Alden’s other major thread is his idea that Liu and Timur are merely vestigial memories in the mind of Calaf. This idea doesn’t really hold water once we reach Act 3 as both characters interact with the other principals. However the extension of Liu’s death till one beat before “Alzati,vecchio! È morta!” felt triumphantly right. The moment of recognition and the sense of the transfer of Calaf’s fate from one to the other was deeply moving.

Photo by Brian Tarr
Again Alden’s treatment of Turandot is deeply unusual but much of it feels truthful. Her costumes, however, often seem to work against her. In Act 2 she is dressed and coiffed as a typical “power woman” - Possibly Eva Peron although one friend posited (rather less flatteringly) Sybil Fawlty! In Act 3 she seems to have borrowed a costume from an old production of Norma along with a flowing set of tresses.

Alden doesn’t seem to have much to say about Calaf and unfortunately this impression is underlined by Gwyn Hughes Jones dramatically inert performance. Admittedly Hughs Jones is far more suited dramatically to this role than his recent ENO Rodolfo but I have seen many tenors make much more of Puccini’s admittedly sketchy character. I wasn’t taken either with Alden’s decision to make both Timur and Altoum dribbling dotards - It’s a reductive view and lessens the impact of both characters. Both, for some unknown reason, were costumed as superannuated Lohengrins.

Musically this was a very strong evening. Lothar Koenig proved once again, after his “Meistersinger” triumph, his mastery of huge and challenging scores. He gave full weight to Puccini’s massive orchestral textures without ever overwhelming the singers. The chorus was on coruscating form - This is the second time within a year that the WNO chorus have reduced me to tears - The first time was their Meistersinger “Wach auf” and this time it was the final triumphant chorus to “L’amor”.

Anna Shafajinskaia was a formidable Turandot who grew from a confident, if rather unvaried, “In questa reggia” through a superb Riddle Scene to a sharply etched and deeply moving final act.
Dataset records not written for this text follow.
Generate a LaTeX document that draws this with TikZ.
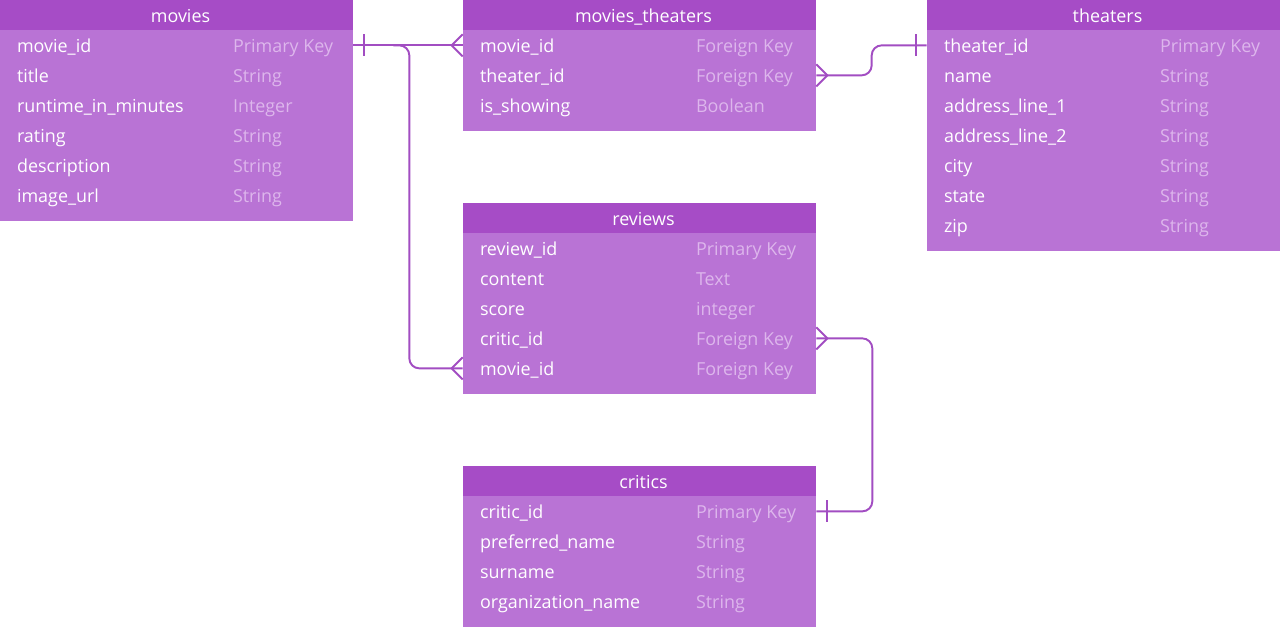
\documentclass[tikz,border=0pt]{standalone}
\usepackage{fontspec}
\setmainfont{Open Sans}
\usepackage{xcolor}
\definecolor{erhead}{HTML}{A64CC6}
\definecolor{erbody}{HTML}{B973D5}
\definecolor{ertype}{HTML}{DDB6EC}
\definecolor{erline}{HTML}{A24DC2}
\usetikzlibrary{calc, positioning}

\tikzset{
  tblhead/.style={fill=erhead, minimum width=7.06cm, minimum height=0.6cm, inner sep=0pt},
  tblrow/.style={minimum width=7.06cm, minimum height=0.6cm, inner sep=0pt},
  tbltitle/.style={text=white, anchor=base, inner sep=0pt, font=\fontsize{10.2}{12}\selectfont},
  colname/.style={text=white, anchor=base west, inner sep=0pt, font=\fontsize{10.2}{12}\selectfont},
  coltype/.style={text=ertype, anchor=base west, inner sep=0pt, font=\fontsize{10.2}{12}\selectfont},
  relline/.style={erline, line width=1.1pt},
  relbend/.style={relline, rounded corners=5.7pt}
}

\begin{document}
\begin{tikzpicture}[x=0.02cm, y=-0.02cm]
  \useasboundingbox (0,0) rectangle (1280,629);

  % table bodies
  \fill[erbody] (0,29) rectangle (353,221);
  \fill[erbody] (463,29) rectangle (816,131);
  \fill[erbody] (927,29) rectangle (1280,251);
  \fill[erbody] (463,232) rectangle (816,394);
  \fill[erbody] (463,495) rectangle (816,627);

  % --- movies ---
  \node[tblhead] (mv) at (176.5,15) {};
  \node[tbltitle] at ($(mv.center)+(4,7)$) {movies};
  \foreach \n/\t [count=\i] in {movie\_id/Primary Key, title/String, runtime\_in\_minutes/Integer, rating/String, description/String, image\_url/String} {
    \node[tblrow] (mv-\i) at ($(mv.south)+(0,30*\i-15)$) {};
    \node[colname] at ($(mv-\i.west)+(17,7)$) {\n};
    \node[coltype] at ($(mv-\i.west)+(233,7)$) {\t};
  }

  % --- movies_theaters ---
  \node[tblhead] (mt) at (639.5,15) {};
  \node[tbltitle] at ($(mt.center)+(4,7)$) {movies\_theaters};
  \foreach \n/\t [count=\i] in {movie\_id/Foreign Key, theater\_id/Foreign Key, is\_showing/Boolean} {
    \node[tblrow] (mt-\i) at ($(mt.south)+(0,30*\i-15)$) {};
    \node[colname] at ($(mt-\i.west)+(17,7)$) {\n};
    \node[coltype] at ($(mt-\i.west)+(233,7)$) {\t};
  }

  % --- theaters ---
  \node[tblhead] (th) at (1103.5,15) {};
  \node[tbltitle] at ($(th.center)+(4,7)$) {theaters};
  \foreach \n/\t [count=\i] in {theater\_id/Primary Key, name/String, address\_line\_1/String, address\_line\_2/String, city/String, state/String, zip/String} {
    \node[tblrow] (th-\i) at ($(th.south)+(0,30*\i-15)$) {};
    \node[colname] at ($(th-\i.west)+(17,7)$) {\n};
    \node[coltype] at ($(th-\i.west)+(233,7)$) {\t};
  }

  % --- reviews ---
  \node[tblhead] (rv) at (639.5,218) {};
  \node[tbltitle] at ($(rv.center)+(4,7)$) {reviews};
  \foreach \n/\t [count=\i] in {review\_id/Primary Key, content/Text, score/integer, critic\_id/Foreign Key, movie\_id/Foreign Key} {
    \node[tblrow] (rv-\i) at ($(rv.south)+(0,30*\i-15)$) {};
    \node[colname] at ($(rv-\i.west)+(17,7)$) {\n};
    \node[coltype] at ($(rv-\i.west)+(233,7)$) {\t};
  }

  % --- critics ---
  \node[tblhead] (cr) at (639.5,481) {};
  \node[tbltitle] at ($(cr.center)+(4,7)$) {critics};
  \foreach \n/\t [count=\i] in {critic\_id/Primary Key, preferred\_name/String, surname/String, organization\_name/String} {
    \node[tblrow] (cr-\i) at ($(cr.south)+(0,30*\i-15)$) {};
    \node[colname] at ($(cr-\i.west)+(17,7)$) {\n};
    \node[coltype] at ($(cr-\i.west)+(233,7)$) {\t};
  }

  % --- relations ---
  % movies -> movies_theaters
  \draw[relline] (mv-1.east) -- (mt-1.west);
  \draw[relline] ($(mv-1.east)+(11,-11)$) -- ++(0,22);
  \draw[relline] ($(mt-1.west)+(0,-11)$) -- ($(mt-1.west)+(-11,0)$) -- ($(mt-1.west)+(0,11)$);
  % movies -> reviews
  \draw[relbend] ($(mv-1.east)+(40,0)$) -- ($(mv-1.east)+(56,0)$) |- (rv-5.west);
  \draw[relline] ($(rv-5.west)+(0,-11)$) -- ($(rv-5.west)+(-11,0)$) -- ($(rv-5.west)+(0,11)$);
  % theaters -> movies_theaters
  \draw[relbend] (th-1.west) -- ($(th-1.west)+(-55,0)$) |- (mt-2.east);
  \draw[relline] ($(th-1.west)+(-11,-11)$) -- ++(0,22);
  \draw[relline] ($(mt-2.east)+(0,-11)$) -- ($(mt-2.east)+(11,0)$) -- ($(mt-2.east)+(0,11)$);
  % critics -> reviews
  \draw[relbend] (rv-4.east) -- ($(rv-4.east)+(56,0)$) |- (cr-1.east);
  \draw[relline] ($(rv-4.east)+(0,-11)$) -- ($(rv-4.east)+(11,0)$) -- ($(rv-4.east)+(0,11)$);
  \draw[relline] ($(cr-1.east)+(11,-11)$) -- ++(0,22);
\end{tikzpicture}
\end{document}
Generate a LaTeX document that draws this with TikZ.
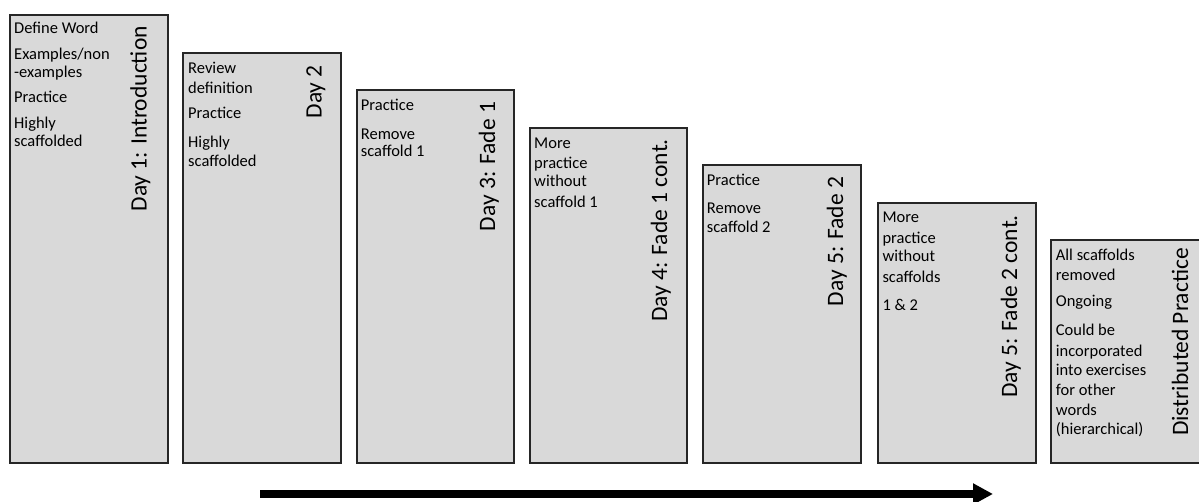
\documentclass[tikz,border=0pt]{standalone}
\usepackage{fontspec}
\setmainfont{Carlito}
\usetikzlibrary{arrows.meta}
\definecolor{boxfill}{HTML}{D9D9D9}
\definecolor{boxline}{HTML}{262626}
\tikzset{
  stagebox/.style={draw=boxline, fill=boxfill, line width=1.8pt, inner sep=0pt, outer sep=0pt, anchor=south west},
  bodytext/.style={anchor=north west, inner sep=0pt, align=left, font=\fontsize{16.5}{17.5}\selectfont, text=black},
  daytitle/.style={anchor=base east, rotate=90, inner sep=0pt, font=\fontsize{23.5}{28}\selectfont, text=black},
  bigarrow/.style={line width=7.5pt, -{Triangle[length=20pt 0, width=20pt 0]}},
}
\newcommand\firstline{\rule{0pt}{14pt}}
\begin{document}
\begin{tikzpicture}[x=1pt,y=1pt]
\clip (0,0) rectangle (1199,502);
% boxes
\node[stagebox, minimum width=158, minimum height=448] (b1) at (10,39) {};
\node[stagebox, minimum width=158, minimum height=410] (b2) at (183,39) {};
\node[stagebox, minimum width=157, minimum height=373] (b3) at (357,39) {};
\node[stagebox, minimum width=157, minimum height=335] (b4) at (530,39) {};
\node[stagebox, minimum width=158, minimum height=298] (b5) at (703,39) {};
\node[stagebox, minimum width=158, minimum height=260] (b6) at (878,39) {};
\node[stagebox, minimum width=158, minimum height=223] (b7) at (1051,39) {};
% body texts
\node[bodytext] (t1) at (14,482.7) {\firstline Define Word\\[9pt] Examples/non\\ -examples\\[7.5pt] Practice\\[9pt] Highly\\ scaffolded};
\node[bodytext] (t2) at (188,442.7) {\firstline Review\\[2.5pt] definition\\[8pt] Practice\\[11pt] Highly\\[2pt] scaffolded};
\node[bodytext] (t3) at (360.7,406) {\firstline Practice\\[11.5pt] Remove\\ scaffold 1};
\node[bodytext] (t4) at (534,367.7) {\firstline More\\[2.5pt] practice\\[1pt] without\\[3pt] scaffold 1};
\node[bodytext] (t5) at (706.7,331) {\firstline Practice\\[11pt] Remove\\[1pt] scaffold 2};
\node[bodytext] (t6) at (882.3,293.3) {\firstline More\\[3pt] practice\\[1pt] without\\[3pt] scaffolds\\[11pt] 1 \& 2};
\node[bodytext] (t7) at (1055.7,255.3) {\firstline All scaffolds\\[2.5pt] removed\\[8.5pt] Ongoing\\[11pt] Could be\\[4pt] incorporated\\[1pt] into exercises\\[2.5pt] for other\\[3pt] words\\[1pt] (hierarchical)};
% titles
\node[daytitle] (d1) at (146.7,476) {Day 1: Introduction};
\node[daytitle] (d2) at (321.7,437) {Day 2};
\node[daytitle] (d3) at (495,400.3) {Day 3: Fade 1};
\node[daytitle] (d4) at (667,363) {Day 4: Fade 1 cont.};
\node[daytitle] (d5) at (843,325.3) {Day 5: Fade 2};
\node[daytitle] (d6) at (1017,287) {Day 5: Fade 2 cont.};
\node[daytitle] (d7) at (1188,254) {Distributed Practice};
% arrow
\coordinate (as) at (260,8);
\coordinate (ae) at (993,8);
\draw[bigarrow] (as) -- (ae);
\end{tikzpicture}
\end{document}
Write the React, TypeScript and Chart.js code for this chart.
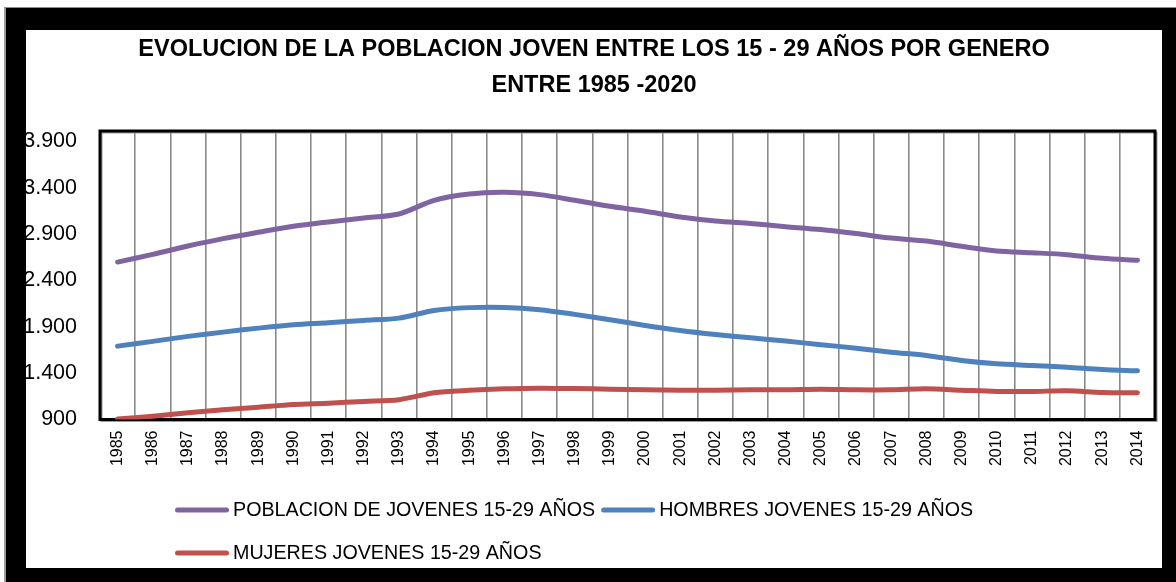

In the huge moments, for example just before “No, no Principessa”, she didn’t quite cut through the chorus and orchestra in the way Gwyneth Jones used to but it is still a mightily impressive instrument at full throttle. She is less happy in the quiet moments - “Il primo pianti” started unsteadily.

I have already commented of Gwyn Hughs Jones’ dramatic performance. Vocally he is pretty impressive despite a slight nasal quality creeping in at the top of the voice. He was not helped vocally by Alden who placed him way upstage for the sustained top C “Ti voglio tutta ardente d'amor!” and stranded him in a chair for most of “Nessun dorma” although paradoxically the chair-bound section worked better dramatically than the downstage coda where Hughs Jones was reduced to standard tenorial semaphoring.
For me the truly treasurable performance was Rebecca Evans’ gorgeous Liu. Evan’s voice is now sounding closer to Butterfly in spinto heft than Mimi but she nevertheless produced gorgeous pianissimo at the climax of “Signor, ascolta” and “Tu che di gel sei cinta” and her performance was totally convincing and utterly heartbreaking.

Carlo Malinverno and Paul Gyton as Timur and Altoum did what they could with the unhelpful characterisations thrust upon them. Both sang well although I prefer a slightly more massive bass sound for Timur than Malinverno can currently muster.
To sum up a mainly excellent evening of music allied to a production which thrilled and frustrated in fairly equal measure.